Hannah’s sentiment was shared by Bayoh family lawyer Aamer Anwar who said any suggestion that racism was a “new” story illustrated by the death of George Floyd in the USA was wrong.
The difference was, he said, that while American civil unrest had led to police officers being put on trial in the wake of George Floyd’s death, in Scotland, “five years of struggle had technically delivered no justice” for the Bayoh family.
“I think before we even get to the question of black men being killed,” he added: “we need to remember that if all Black Lives mattered in the US, we wouldn’t see such disproportionate rates of poverty, we wouldn’t see such disproportionate rates of incarceration, of drop outs, of lack of secure housing, of other significant factors that don’t recognise racism. This applies to the UK.
“And if you don’t recognise racism as an ongoing problem it actually exacerbates the situation.
“What this is about is silencing and marginalising those people who are affected by it.

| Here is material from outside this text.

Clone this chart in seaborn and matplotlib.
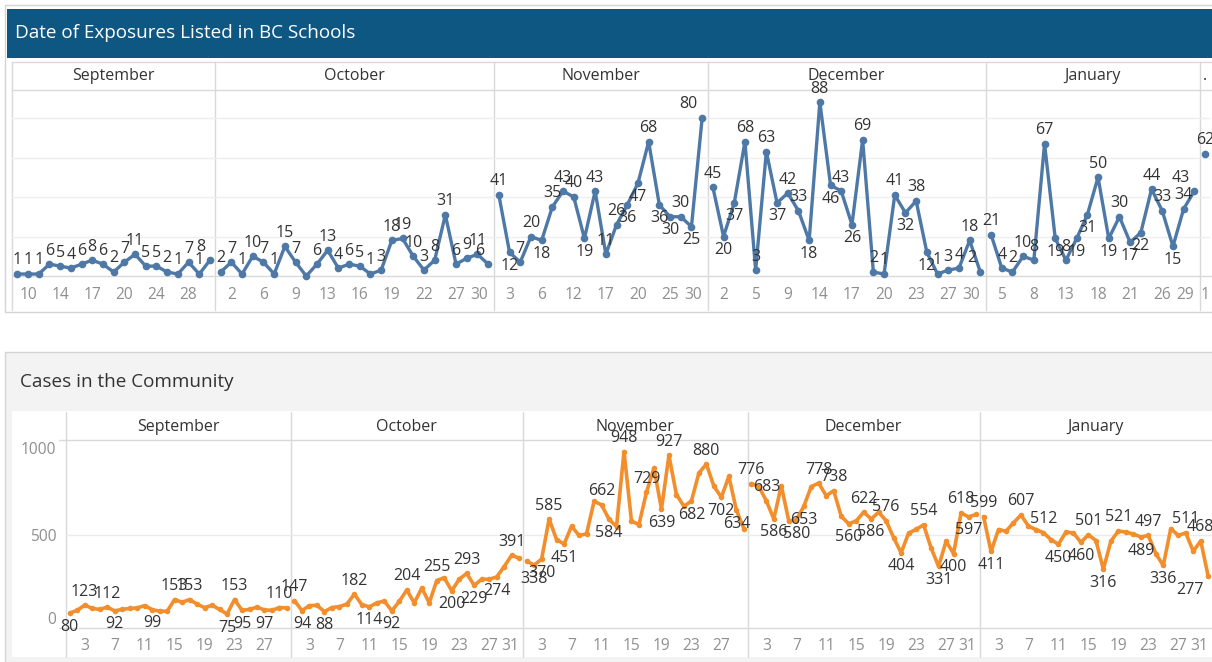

If that happens, then we don’t actually start the debate on how you are going to change that society that only sees young black men as thugs or criminals whose lives are negated .
“The police responsibility is to act reasonably, proportionately, and within the law. They do not have the shoot to kill policy in this country.
“I think people in Scotland do need to wake up. Stop looking across the pond to the US and thinking it’s there or it’s down in London when actually in Scotland we have a big job to do.”